Beim Bayerischen Fußball-Verband heißt es: "Selbstverständlich haben die Schiedsrichter immer die Möglichkeit, bewusstes Zeitverzögern zu ahnden und auch entsprechend nachspielen zu lassen." In der Regionalliga Bayern seien, wie in jeder anderen Amateurklasse, keine Balljungen vorgeschrieben. "Sollten die Regionalliga-Vereine dies wünschen, spricht aus Sicht des BFV aber nichts dagegen."

Für viele Klubs im gehobenen Amateurfußball sind Balljungen eine Selbstverständlichkeit. "Das fördert ein Stück weit auch die Identifikation", sagt Alex Reifschneider, Jugendkoordinator beim FC Ingolstadt. Dort seien die U10- bis U13-Jährigen für die Spieler der U23 eingeteilt, die etwas Älteren dürfen zu den Bundesligaspielen in die Arena. Und beim Quasi-Profiklub Jahn Regensburg sind die Balljungen in feste Teams eingeteilt, vor jedem Spiel gibt es eine Schulung. Je erfahrener die Balljungen sind, umso wahrscheinlicher ist es, dass sie zu einem echten Vorteil werden. In Regensburg erinnert man sich daran, dass ein Balljunge einmal ein Spiel zugunsten des Jahn entschieden hat. Ein Sprecher erzählt, einer habe den Ball einmal so schnell zurückgeworfen, dass er den Spieler erst dazu animierte, schneller einzuwerfen. So geschehen am 9. Februar 2010 im Drittligaspiel gegen den Wuppertaler SV - Marcel Reichwein erzielte aus dem daraus entstandenen Konter das einzige Tor.

Gerade im Grünwalder Stadion würden Balljungen viel Sinn machen: Zwischen Westtribüne und Spielfeld klafft ein 20 Meter breiter Freiraum - ein Paradies für Torhüter mit dem Wunsch, die Langsamkeit zu entdecken. Selbst beim SV Schalding-Heining, der in einem sehr engen Stadion spielt, sind immer mindestens sechs Balljungen am Seitenrand. Und alle Vereine berichten, dass die Kinder und Jugendlichen den Job sehr gerne machen.

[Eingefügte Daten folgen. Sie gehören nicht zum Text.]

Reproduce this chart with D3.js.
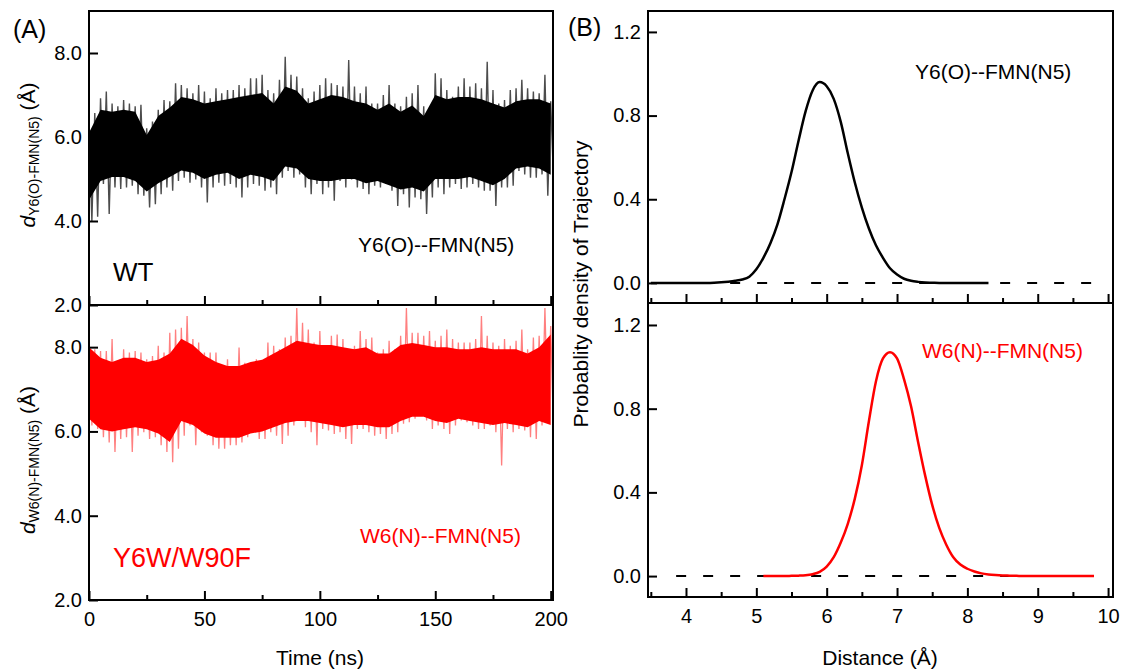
<!DOCTYPE html>
<html lang="en">
<head>
<meta charset="utf-8">
<title>Y6 / W6 - FMN distance</title>
<style>
 body { margin: 0; background: #fff; }
 svg text { font-family: Arial, "Liberation Sans", sans-serif; }
</style>
</head>
<body>
<div id="plot"></div>
<script src="https://d3js.org/d3.v7.min.js"></script>
<script>
// ---- time traces (ns): spike envelope every 2.5 ns, dense core every 5 ns
var tSpike = d3.range(0, 200.01, 2.5),
    tCore = d3.range(0, 200.01, 5);

var wtHi = [6.2, 6.57, 6.92, 7.08, 6.8, 6.73, 6.88, 6.8, 6.73, 6.77,
            6.21, 6.37, 6.65, 6.88, 6.85, 7.28, 7.24, 7.16, 7.04, 7.24,
            7.08, 6.92, 7.16, 7.04, 7.12, 7.12, 7.24, 7.16, 7.4, 7.4,
            7.48, 7.12, 7.04, 7.36, 7.91, 7.48, 7.44, 7.16, 6.92, 7.08,
            7.24, 7.4, 7.28, 7.24, 7.2, 7.83, 7.2, 7.04, 7.2, 6.8,
            6.8, 7.0, 7.24, 6.8, 6.73, 6.96, 7.04, 7.24, 6.73, 6.37,
            7.52, 7.4, 7.12, 6.96, 7.2, 7.4, 7.2, 7.28, 7.16, 7.79,
            7.12, 6.8, 6.88, 7.12, 7.16, 7.36, 7.16, 7.08, 7.04, 7.48, 6.85];
var wtLo = [4.0, 4.1, 4.88, 4.17, 4.8, 4.76, 4.8, 4.84, 4.64, 4.6,
            4.32, 4.4, 4.64, 4.8, 4.72, 4.95, 5.03, 4.91, 4.99, 4.8,
            4.44, 4.8, 4.91, 4.84, 4.88, 4.8, 4.56, 4.8, 4.88, 4.84,
            4.72, 4.8, 4.64, 5.03, 5.19, 5.03, 5.11, 4.8, 4.64, 4.88,
            4.64, 4.8, 4.48, 4.95, 4.8, 4.99, 4.8, 4.76, 4.64, 4.84,
            4.8, 4.88, 4.72, 4.36, 4.64, 4.32, 4.56, 4.52, 4.17, 4.56,
            4.8, 4.64, 4.8, 4.88, 4.76, 4.8, 4.88, 4.8, 4.72, 4.72,
            4.36, 4.8, 4.8, 4.84, 5.19, 5.11, 5.03, 5.03, 5.11, 4.6, 4.95];
var wtCoreHi = [6.1, 6.65, 6.6, 6.65, 6.6, 6.05, 6.5, 6.7, 6.95, 6.9,
                6.8, 6.85, 6.9, 6.95, 7.0, 7.05, 6.8, 7.2, 7.1, 6.8,
                6.9, 7.0, 6.95, 6.85, 6.8, 6.65, 6.8, 6.6, 6.75, 6.5,
                7.0, 6.9, 6.95, 6.95, 6.9, 6.8, 6.7, 6.85, 6.9, 6.9, 6.8];
var wtCoreLo = [4.5, 4.95, 5.05, 5.05, 4.95, 4.7, 4.9, 5.05, 5.2, 5.15,
                5.0, 5.1, 5.15, 5.0, 5.1, 5.05, 4.95, 5.3, 5.25, 5.0,
                4.95, 4.95, 5.0, 5.0, 4.9, 4.95, 4.85, 4.75, 4.8, 4.7,
                5.0, 5.0, 5.0, 5.05, 4.95, 4.85, 5.0, 5.25, 5.3, 5.25, 5.1];

var mutHi = [8.03, 7.95, 7.91, 7.91, 8.19, 7.63, 7.95, 7.87, 7.91, 7.87,
             7.71, 7.79, 8.03, 7.87, 8.34, 8.42, 8.46, 8.74, 8.19, 8.11,
             7.87, 7.87, 7.87, 7.56, 7.71, 7.4, 7.99, 7.63, 7.56, 7.71,
             7.63, 8.11, 8.03, 7.95, 8.23, 8.27, 8.93, 8.58, 8.42, 8.11,
             8.38, 8.03, 8.27, 8.3, 8.19, 7.95, 8.03, 8.38, 8.19, 8.23,
             7.87, 7.95, 8.15, 7.95, 8.27, 8.93, 8.34, 8.34, 8.27, 8.38,
             8.15, 8.27, 8.42, 8.19, 8.11, 8.11, 8.11, 8.19, 8.74, 8.27,
             8.11, 8.03, 8.19, 8.03, 8.15, 8.42, 7.95, 8.23, 8.27, 8.93, 8.5];
var mutLo = [6.14, 6.06, 5.86, 5.74, 5.51, 5.82, 5.86, 5.51, 5.9, 5.98,
             5.82, 5.86, 5.67, 5.51, 5.27, 5.59, 5.9, 6.14, 5.67, 5.98,
             5.9, 5.67, 5.59, 5.59, 5.67, 5.67, 5.74, 5.86, 6.06, 5.82,
             5.82, 5.98, 5.9, 5.7, 5.9, 6.14, 6.3, 6.1, 5.98, 5.67,
             6.06, 6.02, 5.94, 5.98, 5.82, 5.7, 6.06, 6.06, 5.98, 5.9,
             5.94, 5.82, 5.94, 5.98, 6.18, 6.22, 6.3, 6.37, 6.26, 6.06,
             6.14, 6.06, 5.94, 6.14, 6.26, 6.22, 6.14, 6.06, 6.06, 6.14,
             5.98, 5.19, 6.06, 5.98, 6.06, 6.02, 5.86, 5.82, 6.14, 6.3, 5.94];
var mutCoreHi = [8.0, 7.75, 7.65, 7.75, 7.75, 7.65, 7.7, 7.85, 8.2, 8.05,
                 7.8, 7.65, 7.55, 7.55, 7.65, 7.7, 7.85, 8.0, 8.15, 8.1,
                 8.05, 8.05, 8.0, 7.95, 8.0, 7.85, 7.85, 8.05, 8.1, 8.05,
                 8.0, 8.0, 7.95, 7.95, 8.0, 7.95, 7.95, 7.95, 7.85, 8.0, 8.3];
var mutCoreLo = [6.3, 6.05, 6.0, 6.05, 6.1, 6.05, 5.95, 5.75, 6.25, 6.15,
                 5.95, 5.85, 5.85, 5.85, 5.95, 6.0, 6.1, 6.2, 6.25, 6.25,
                 6.2, 6.15, 6.1, 6.15, 6.15, 6.1, 6.1, 6.25, 6.35, 6.35,
                 6.25, 6.2, 6.3, 6.25, 6.2, 6.15, 6.2, 6.15, 6.1, 6.25, 6.15];

// ---- probability density vs distance (Å)
var distWT = d3.range(35, 84).map(function (d) { return d / 10; });
var pdWT = [0, 0, 0, 0, 0, 0, 0, 0, 0, 0.001,
            0.003, 0.006, 0.01, 0.016, 0.03, 0.065, 0.12, 0.19, 0.28, 0.40,
            0.53, 0.68, 0.82, 0.92, 0.96, 0.94, 0.88, 0.77, 0.62, 0.48,
            0.36, 0.26, 0.18, 0.12, 0.07, 0.04, 0.02, 0.01, 0.005, 0.002,
            0.001, 0, 0, 0, 0, 0, 0, 0, 0];
var distMut = d3.range(51, 99).map(function (d) { return d / 10; });
var pdMut = [0, 0, 0, 0, 0.001, 0.002, 0.004, 0.009, 0.02, 0.045,
             0.09, 0.16, 0.25, 0.37, 0.53, 0.74, 0.93, 1.04, 1.07, 1.04,
             0.94, 0.81, 0.64, 0.48, 0.34, 0.23, 0.15, 0.09, 0.055, 0.035,
             0.022, 0.013, 0.008, 0.005, 0.003, 0.002, 0.001, 0, 0, 0,
             0, 0, 0, 0, 0, 0, 0, 0];
var zeroSpan = [3.86, 9.78];

var timeMajor = [0, 50, 100, 150, 200],
    timeMinor = [25, 75, 125, 175],
    distMajor = [4, 5, 6, 7, 8, 9, 10],
    distMinor = [3.5, 4.5, 5.5, 6.5, 7.5, 8.5, 9.5],
    dTicks = [2, 4, 6, 8],
    pTicks = [0, 0.4, 0.8, 1.2];

var RED = "#ff0000";

var svg = d3.select("#plot").append("svg")
            .attr("width", 1125).attr("height", 670);

var xTime = d3.scaleLinear().domain([0, 201]).range([89, 553]),
    yWT = d3.scaleLinear().domain([2, 9]).range([305, 11]),
    yMut = d3.scaleLinear().domain([2, 9]).range([600, 305]),
    xDist = d3.scaleLinear().domain([3.46, 10.07]).range([648, 1113]),
    yPdTop = d3.scaleLinear().domain([-0.096, 1.3]).range([303, 11]),
    yPdBot = d3.scaleLinear().domain([-0.1, 1.305]).range([597, 303]);

var clipN = 0;
var panel = function (x, y) {
  var id = "clip" + (clipN++);
  svg.append("clipPath").attr("id", id)
     .append("rect")
     .attr("x", x.range()[0]).attr("y", y.range()[1])
     .attr("width", x.range()[1] - x.range()[0])
     .attr("height", y.range()[0] - y.range()[1]);
  return svg.append("g").attr("clip-path", "url(#" + id + ")");
};

var styleAxis = function (g) {
  g.select(".domain").remove();
  g.attr("font-size", 20).attr("font-family", "Arial, 'Liberation Sans', sans-serif");
  g.selectAll("line").attr("stroke", "#000").attr("stroke-width", 2);
  g.selectAll("text").attr("fill", "#000");
};

var axes = function (x, y, major, minor, yTicks, showX, xfmt) {
  var base = y.range()[0];
  svg.append("g").attr("transform", "translate(0," + base + ")")
     .call(d3.axisBottom(x).tickValues(major).tickSize(-9).tickPadding(12)
             .tickFormat(showX ? xfmt : ""))
     .call(styleAxis);
  svg.append("g").attr("transform", "translate(0," + base + ")")
     .call(d3.axisBottom(x).tickValues(minor).tickSize(-5).tickFormat(""))
     .call(styleAxis);
  svg.append("g").attr("transform", "translate(" + x.range()[0] + ",0)")
     .call(d3.axisLeft(y).tickValues(yTicks).tickSize(-9).tickPadding(7)
             .tickFormat(d3.format(".1f")))
     .call(styleAxis);
  svg.append("rect")
     .attr("x", x.range()[0]).attr("y", y.range()[1])
     .attr("width", x.range()[1] - x.range()[0])
     .attr("height", y.range()[0] - y.range()[1])
     .attr("fill", "none").attr("stroke", "#000").attr("stroke-width", 2);
};

// noisy trace: thin zig-zag between spike extremes, solid band for the dense core
var drawTrace = function (y, hi, lo, coreHi, coreLo, color, spikeOpacity, spikeWidth) {
  var g = panel(xTime, y);
  var zig = [];
  tSpike.forEach(function (t, i) {
    zig.push([t, hi[i]]);
    zig.push([t + 1.25, lo[i]]);
  });
  g.append("path")
   .attr("d", d3.line().x(function (d) { return xTime(d[0]); })
                       .y(function (d) { return y(d[1]); })(zig))
   .attr("fill", "none").attr("stroke", color)
   .attr("stroke-opacity", spikeOpacity).attr("stroke-width", spikeWidth);
  g.append("path")
   .attr("d", d3.area().curve(d3.curveLinear)
                       .x(function (d, i) { return xTime(tCore[i]); })
                       .y0(function (d, i) { return y(coreLo[i]); })
                       .y1(function (d, i) { return y(coreHi[i]); })(tCore))
   .attr("fill", color);
};

var drawDensity = function (y, xs, ys, color) {
  var g = panel(xDist, y);
  g.append("path")
   .attr("d", d3.line().x(function (d) { return xDist(d); })
                       .y(function () { return y(0); })(zeroSpan))
   .attr("stroke", "#000").attr("stroke-width", 2)
   .attr("stroke-dasharray", "10,17").attr("fill", "none");
  g.append("path")
   .attr("d", d3.line().curve(d3.curveMonotoneX)
                       .x(function (d, i) { return xDist(xs[i]); })
                       .y(function (d) { return y(d); })(ys))
   .attr("fill", "none").attr("stroke", color).attr("stroke-width", 2.5);
};

drawTrace(yWT, wtHi, wtLo, wtCoreHi, wtCoreLo, "#000", 0.7, 1.4);
drawTrace(yMut, mutHi, mutLo, mutCoreHi, mutCoreLo, RED, 0.5, 1.3);
drawDensity(yPdTop, distWT, pdWT, "#000");
drawDensity(yPdBot, distMut, pdMut, RED);

axes(xTime, yWT, timeMajor, timeMinor, dTicks, false);
axes(xTime, yMut, timeMajor, timeMinor, dTicks, true, d3.format("d"));
axes(xDist, yPdTop, distMajor, distMinor, pTicks, false);
axes(xDist, yPdBot, distMajor, distMinor, pTicks, true, d3.format("d"));

var label = function (x, y, txt, size, color, anchor) {
  return svg.append("text").attr("x", x).attr("y", y)
            .attr("font-size", size).attr("fill", color || "#000")
            .attr("text-anchor", anchor || "start").text(txt);
};

label(13, 38, "(A)", 25);
label(568, 36, "(B)", 25);
label(113, 281, "WT", 26);
label(113, 567, "Y6W/W90F", 27, RED);
label(358, 252, "Y6(O)--FMN(N5)", 21);
label(360, 543, "W6(N)--FMN(N5)", 21, RED);
label(915, 79, "Y6(O)--FMN(N5)", 21);
label(922, 358, "W6(N)--FMN(N5)", 21, RED);
label(320, 665, "Time (ns)", 21, "#000", "middle");
label(880, 665, "Distance (Å)", 21, "#000", "middle");

var dLabel = function (cx, cy, sub) {
  var t = svg.append("text")
             .attr("transform", "translate(" + cx + "," + cy + ") rotate(-90)")
             .attr("text-anchor", "middle").attr("font-size", 21);
  t.append("tspan").attr("font-style", "italic").text("d");
  t.append("tspan").attr("font-size", 14).attr("dy", 4).text(sub);
  t.append("tspan").attr("dy", -4).text(" (Å)");
};
dLabel(35, 155, "Y6(O)-FMN(N5)");
dLabel(35, 460, "W6(N)-FMN(N5)");

svg.append("text")
   .attr("transform", "translate(588,284) rotate(-90)")
   .attr("text-anchor", "middle").attr("font-size", 21)
   .text("Probablity density of Trajectory");
</script>
</body>
</html>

Bei 1860 haben sie auch keine Probleme, Balljungen für die Arena in Fröttmaning zu finden. Doch der Alltag in einem Nachwuchs-Leistungszentrum scheint heutzutage erfüllter zu sein als früher. "Die Kinder sind zeitlich alle am Limit", sagt Nachwuchsleiter Wolfgang Schellenberg, Hausaufgaben vernünftig zu erledigen sei wichtiger. Schellenberg hält es auch nach den Vorfällen vom vergangenen Samstag für "eher unwahrscheinlich", dass man in naher Zukunft Balljungen abstellt. Außer natürlich, der Verband lege das so fest.